WRITTEN TASK =>
Return the lines that follow, exactly as they appear, from the first through the one containing "plt.rcParams['font.family'] = ['Lato', 'DejaVu"; no pictures are to be included.

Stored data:
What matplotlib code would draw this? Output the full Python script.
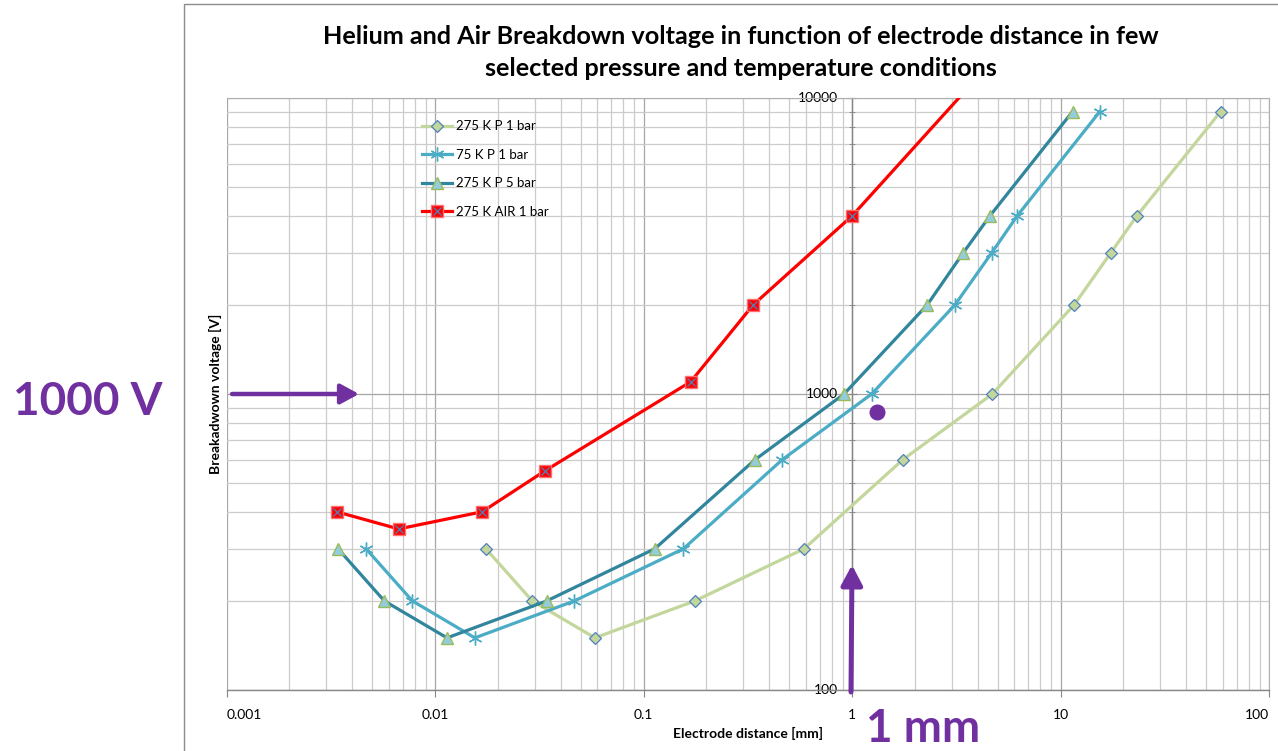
import matplotlib
matplotlib.use("Agg")
import matplotlib.pyplot as plt
from matplotlib.patches import Rectangle
from matplotlib.legend_handler import HandlerTuple
from matplotlib.ticker import LogLocator, FixedLocator, NullFormatter, FixedFormatter

plt.rcParams['font.family'] = ['Lato', 'DejaVu Sans']

# ---- data ----
voltage_he = [300, 200, 150, 200, 300, 600, 1000, 2000, 3000, 4000, 9000]
dist_275K_1bar = [0.0175, 0.0292, 0.0584, 0.176, 0.588, 1.75, 4.7, 11.6, 17.4, 23.2, 58.5]
dist_75K_1bar = [0.00466, 0.00777, 0.0155, 0.0465, 0.155, 0.462, 1.24, 3.11, 4.67, 6.19, 15.4]
dist_275K_5bar = [0.00342, 0.0057, 0.0114, 0.0343, 0.113, 0.342, 0.914, 2.29, 3.41, 4.58, 11.4]
dist_air = [0.00337, 0.00668, 0.0168, 0.0336, 0.168, 0.335, 1.0, 10.0]
voltage_air = [400, 350, 400, 550, 1100, 2000, 4000, 24000]
labels = ["275 K P 1 bar", "75 K P 1 bar", "275 K P 5 bar", "275 K AIR 1 bar"]
x_ticks = [0.001, 0.01, 0.1, 1, 10, 100]
x_tick_labels = ["0.001", "0.01", "0.1", "1", "10", "100"]
y_ticks = [100, 1000, 10000]
y_tick_labels = ["100", "1000", "10000"]
marker_point = (1.31, 867)

W, H = 1278, 751
fig = plt.figure(figsize=(W / 100, H / 100), dpi=100)
purple = '#7030A0'

# chart border
fig.add_artist(Rectangle((184 / W, -0.01), 1.0, 1 - 4 / H + 0.01, transform=fig.transFigure,
                         fill=False, edgecolor='#8c8c8c', lw=1.0))

left, right, top, bottom = 226.7, 1269.2, 98, 690
ax = fig.add_axes([left / W, 1 - bottom / H, (right - left) / W, (bottom - top) / H])
ax.set_xscale('log')
ax.set_yscale('log')
ax.set_xlim(0.001, 100)
ax.set_ylim(100, 10000)

ax.xaxis.set_major_locator(FixedLocator(x_ticks))
ax.xaxis.set_major_formatter(FixedFormatter(x_tick_labels))
ax.xaxis.set_minor_locator(LogLocator(base=10, subs=range(2, 10)))
ax.xaxis.set_minor_formatter(NullFormatter())
ax.yaxis.set_major_locator(FixedLocator(y_ticks))
ax.yaxis.set_major_formatter(FixedFormatter(y_tick_labels))
ax.yaxis.set_minor_locator(LogLocator(base=10, subs=range(2, 10)))
ax.yaxis.set_minor_formatter(NullFormatter())

ax.grid(which='major', color='#a6a6a6', lw=0.9)
ax.grid(which='minor', color='#cccccc', lw=0.9)
ax.set_axisbelow(True)

for s in ['top', 'right']:
    ax.spines[s].set_color('#b0b0b0')
    ax.spines[s].set_linewidth(0.8)
ax.spines['bottom'].set_color('#868686')
ax.spines['bottom'].set_linewidth(1.0)
ax.spines['left'].set_position(('data', 1))
ax.spines['left'].set_color('#868686')
ax.spines['left'].set_linewidth(1.0)

ax.tick_params(axis='x', which='major', direction='out', length=5, color='#868686',
               labelsize=10, pad=9)
ax.tick_params(axis='x', which='minor', direction='in', length=0)
ax.tick_params(axis='y', which='major', direction='inout', length=7, color='#868686',
               labelsize=10, pad=7)
ax.tick_params(axis='y', which='minor', direction='inout', length=5, color='#868686')
for t in ax.get_yticklabels():
    t.set_verticalalignment('center')
xtl = ax.get_xticklabels()
xtl[0].set_horizontalalignment('left')
xtl[-1].set_horizontalalignment('right')

lw = 2.3
l1, = ax.plot(dist_275K_1bar, voltage_he, color='#c3d69b', lw=lw, marker='D', ms=6.5,
              mfc='#c3d69b', mec='#4f81bd', mew=0.9, zorder=3)
l2, = ax.plot(dist_75K_1bar, voltage_he, color='#4bacc6', lw=lw, marker=(6, 2, 0), ms=10,
              mec='#4bacc6', mew=1.0, zorder=3)
l3, = ax.plot(dist_275K_5bar, voltage_he, color='#31859c', lw=lw, marker='^', ms=9,
              mfc='#93cddd', mec='#9bbb59', mew=1.0, zorder=4)
l4, = ax.plot(dist_air, voltage_air, color='#ff0000', lw=lw, marker='s', ms=8,
              mfc='#ff0000', mec='#ff6f6f', mew=1.0, zorder=5)
l4x, = ax.plot(dist_air, voltage_air, lw=0, marker='x', ms=6, mec='#4f81bd', mew=0.9, zorder=6)

ax.plot([marker_point[0]], [marker_point[1]], 'o', color=purple, ms=10.5, zorder=7)

leg = ax.legend([l1, l2, l3, (l4, l4x)], labels, handler_map={tuple: HandlerTuple(ndivide=1)},
                loc='upper left', bbox_to_anchor=(190 / (right - left), 1 - 17 / (bottom - top)),
                frameon=False, fontsize=9.5, handlelength=2.3, labelspacing=1.25,
                handletextpad=0.3, borderaxespad=0)

ax.set_xlabel('Electrode distance [mm]', fontsize=10, fontweight='bold')
ax.set_ylabel('Breakadwown voltage [V]', fontsize=10, fontweight='bold')
ax.yaxis.set_label_coords(-(left - 215) / (right - left), 0.5)
ax.yaxis.label.set_verticalalignment('center')
ax.xaxis.set_label_coords(0.5, -(733 - bottom) / (bottom - top))
ax.xaxis.label.set_verticalalignment('center')

fig.text(741 / W, 1 - 36 / H, 'Helium and Air Breakdown voltage in function of electrode distance in few',
         ha='center', va='center', fontsize=18.2, fontweight='bold')
fig.text(741 / W, 1 - 68 / H, 'selected pressure and temperature conditions',
         ha='center', va='center', fontsize=18.2, fontweight='bold')

# annotations
fig.text(88 / W, 1 - 402 / H, '1000 V', ha='center', va='center', fontsize=33,
         fontweight='bold', color=purple)
fig.text(923 / W, 1 - 729 / H, '1 mm', ha='center', va='center', fontsize=33,
         fontweight='bold', color=purple)
ax.annotate('', xy=(359, H - 394), xytext=(232, H - 394), xycoords='figure pixels',
            textcoords='figure pixels',
            arrowprops=dict(arrowstyle='-|>,head_length=0.55,head_width=0.3', lw=3.2,
                            color=purple, mutation_scale=20, shrinkA=0, shrinkB=0))
ax.annotate('', xy=(852, H - 565), xytext=(851, H - 692), xycoords='figure pixels',
            textcoords='figure pixels',
            arrowprops=dict(arrowstyle='-|>,head_length=0.6,head_width=0.32', lw=3.6,
                            color=purple, mutation_scale=20, shrinkA=0, shrinkB=0))

fig.savefig('out.png', dpi=100)
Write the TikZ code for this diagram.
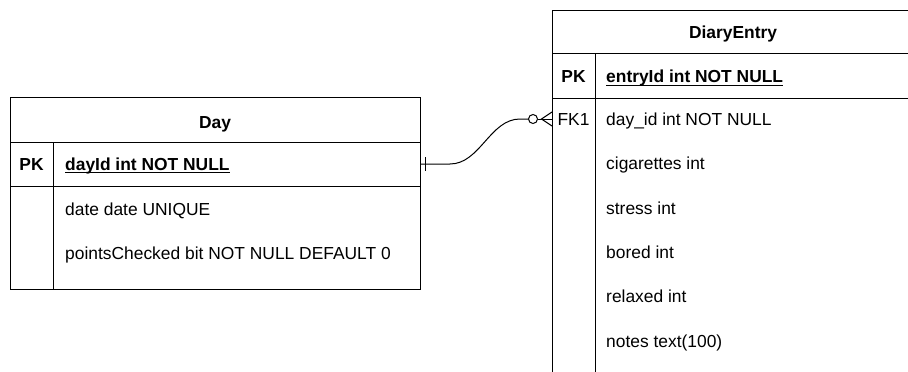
\documentclass[tikz,border=0pt]{standalone}
\usepackage{fontspec}
\setmainfont{Liberation Sans}
\begin{document}
\begin{tikzpicture}[x=1pt,y=-1pt,
  tline/.style={draw=black,line width=1pt},
  txt/.style={font=\fontsize{17.4}{20}\selectfont,inner sep=0pt,text=black},
  fld/.style={txt,anchor=base west},
  keyt/.style={txt,anchor=base},
  ttl/.style={txt,anchor=base,font=\fontsize{17.4}{20}\selectfont\bfseries},
  conn/.style={draw=black,line width=1pt}]
\useasboundingbox (0,0) rectangle (908,372);
\clip (0,0) rectangle (908,372);
% ---- Day table ----
\draw[tline] (10,97) rectangle (420,289);
\draw[tline] (10,142) -- (420,142);
\draw[tline] (10,186) -- (420,186);
\draw[tline] (53,142) -- (53,289);
\node[ttl] (daytitle) at (215,128.2) {Day};
\node[ttl] (daypk) at (31.5,170.2) {PK};
\node[fld,font=\fontsize{17.4}{20}\selectfont\bfseries] (dayid) at (65,170.2) {dayId int NOT NULL};
\draw[line width=0.9pt] ([yshift=-2.5pt]dayid.base west) -- ([yshift=-2.5pt]dayid.base east);
\node[fld] (daydate) at (65,215.2) {date date UNIQUE};
\node[fld] (daypts) at (65,259.2) {pointsChecked bit NOT NULL DEFAULT 0};
% ---- DiaryEntry table ----
\draw[tline] (914,10) -- (552,10) -- (552,380);
\draw[tline] (552,53.5) -- (914,53.5);
\draw[tline] (552,98) -- (914,98);
\draw[tline] (595,53.5) -- (595,380);
\node[ttl] (detitle) at (733,38.5) {DiaryEntry};
\node[ttl] (depk) at (573.5,82.5) {PK};
\node[fld,font=\fontsize{17.4}{20}\selectfont\bfseries] (entryid) at (606,82.5) {entryId int NOT NULL};
\draw[line width=0.9pt] ([yshift=-2.5pt]entryid.base west) -- ([yshift=-2.5pt]entryid.base east);
\node[keyt] (defk) at (573.5,125.2) {FK1};
\node[fld] (dayidf) at (606,125.2) {day\_id int NOT NULL};
\node[fld] (cig) at (606,169.2) {cigarettes int};
\node[fld] (stress) at (606,214.2) {stress int};
\node[fld] (bored) at (606,258.2) {bored int};
\node[fld] (relaxed) at (606,302.7) {relaxed int};
\node[fld] (notes) at (606,347.2) {notes text(100)};
% ---- connector ----
\coordinate (dayend) at (420,164);
\coordinate (fkend) at (552,119);
\coordinate (ring) at (533,119);
\draw[conn] (dayend) -- (450,164) .. controls (480,164) and (490,119) .. (520,119) -- ([xshift=-4.5pt]ring);
\draw[conn] (425,157) -- (425,171);
\draw[conn] (ring) circle (4.5);
\draw[conn] ([xshift=4.5pt]ring) -- (fkend);
\draw[conn] (fkend) ++(0,-7) -- (541.5,119) -- (552,126);
\end{tikzpicture}
\end{document}
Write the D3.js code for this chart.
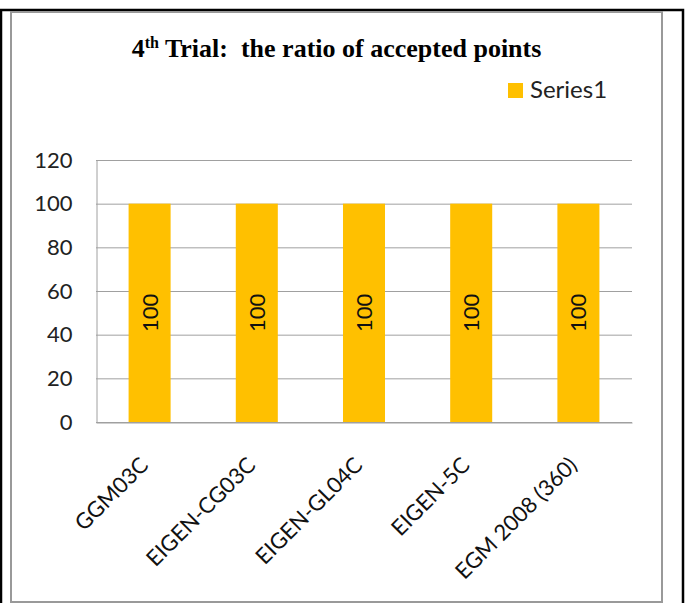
<!DOCTYPE html>
<html>
<head>
<meta charset="utf-8">
<script src="https://cdn.jsdelivr.net/npm/d3@7/dist/d3.min.js"></script>
<style>
  html, body { margin: 0; padding: 0; background: #fff; }
  svg { display: block; }
</style>
</head>
<body>
<svg id="chart" width="688" height="603"></svg>
<script>
const categories = ["GGM03C", "EIGEN-CG03C", "EIGEN-GL04C", "EIGEN-5C", "EGM 2008 (360)"];
const series1 = [100, 100, 100, 100, 100];
const yTicks = [0, 20, 40, 60, 80, 100, 120];
const seriesName = "Series1";

const svg = d3.select("#chart");
const barColor = "#FFC000";
const gridColor = "#a0a0a0";
const sans = "Lato, 'Open Sans', sans-serif";

// outer black frame
svg.append("path")
  .attr("d", "M1,603 L1,10 L683,10 L683,603")
  .attr("fill", "none").attr("stroke", "#000").attr("stroke-width", 2.5);
// inner gray chart frame
svg.append("rect")
  .attr("x", 11).attr("y", 12).attr("width", 651).attr("height", 590)
  .attr("fill", "#fff").attr("stroke", "#999").attr("stroke-width", 2);

const x = d3.scaleBand().domain(categories).range([96, 632])
  .paddingInner(0.608).paddingOuter(0.304);
const y = d3.scaleLinear().domain([0, 120]).range([422, 160]);

// gridlines
svg.append("g").selectAll("line").data(yTicks).join("line")
  .attr("x1", 96).attr("x2", 632)
  .attr("y1", d => y(d) + 0.5).attr("y2", d => y(d) + 0.5)
  .attr("stroke", gridColor).attr("stroke-width", 1);

// y axis
const yAxis = d3.axisLeft(y).tickValues(yTicks).tickSize(0).tickPadding(24);
const gy = svg.append("g").attr("transform", "translate(96.5,0)").call(yAxis);
gy.select(".domain").attr("stroke", gridColor);
gy.selectAll("text").attr("font-family", sans).attr("font-size", 22).attr("fill", "#222");

// bars
svg.append("g").selectAll("rect").data(series1).join("rect")
  .attr("x", (d, i) => x(categories[i]))
  .attr("width", x.bandwidth())
  .attr("y", d => y(d))
  .attr("height", d => y(0) - y(d))
  .attr("fill", barColor);

// bar value labels
svg.append("g").selectAll("text").data(series1).join("text")
  .attr("transform", (d, i) => `translate(${x(categories[i]) + x.bandwidth() / 2 + 8},${(y(d) + y(0)) / 2}) rotate(-90)`)
  .attr("text-anchor", "middle")
  .attr("font-family", sans).attr("font-size", 22).attr("fill", "#111")
  .text(d => d);

// x axis
const xAxis = d3.axisBottom(x).tickSize(0).tickPadding(0);
const gx = svg.append("g").attr("transform", "translate(0,422.5)").call(xAxis);
gx.select(".domain").attr("stroke", gridColor);
gx.selectAll("text")
  .attr("font-family", sans).attr("font-size", 22).attr("fill", "#111")
  .attr("text-anchor", "end")
  .attr("dy", 0).attr("y", 0)
  .attr("transform", "translate(0,44) rotate(-45)");

// title
const title = svg.append("text")
  .attr("x", 336.5).attr("y", 57)
  .attr("text-anchor", "middle")
  .attr("font-family", "'Liberation Serif', 'Times New Roman', serif")
  .attr("font-weight", "bold").attr("font-size", 26).attr("fill", "#000");
title.append("tspan").text("4");
title.append("tspan").attr("font-size", 16).attr("dy", -9).text("th");
title.append("tspan").attr("dy", 9).text(" Trial:\u00a0 the ratio of accepted points");

// legend
svg.append("rect").attr("x", 508).attr("y", 83).attr("width", 15).attr("height", 15).attr("fill", barColor);
svg.append("text").attr("x", 530).attr("y", 98)
  .attr("font-family", sans).attr("font-size", 24).attr("fill", "#222")
  .text(seriesName);
</script>
</body>
</html>
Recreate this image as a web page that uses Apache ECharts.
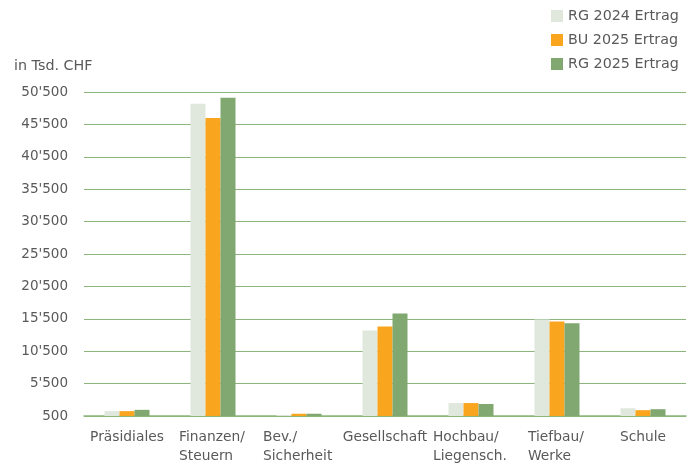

SOLUTION =>
What matplotlib code would draw this? Output the full Python script.
import matplotlib
matplotlib.use("Agg")
import matplotlib.pyplot as plt
from matplotlib.patches import Rectangle
from matplotlib.legend_handler import HandlerTuple
from matplotlib.ticker import LogLocator, FixedLocator, NullFormatter, FixedFormatter

plt.rcParams['font.family'] = ['Lato', 'DejaVu Sans']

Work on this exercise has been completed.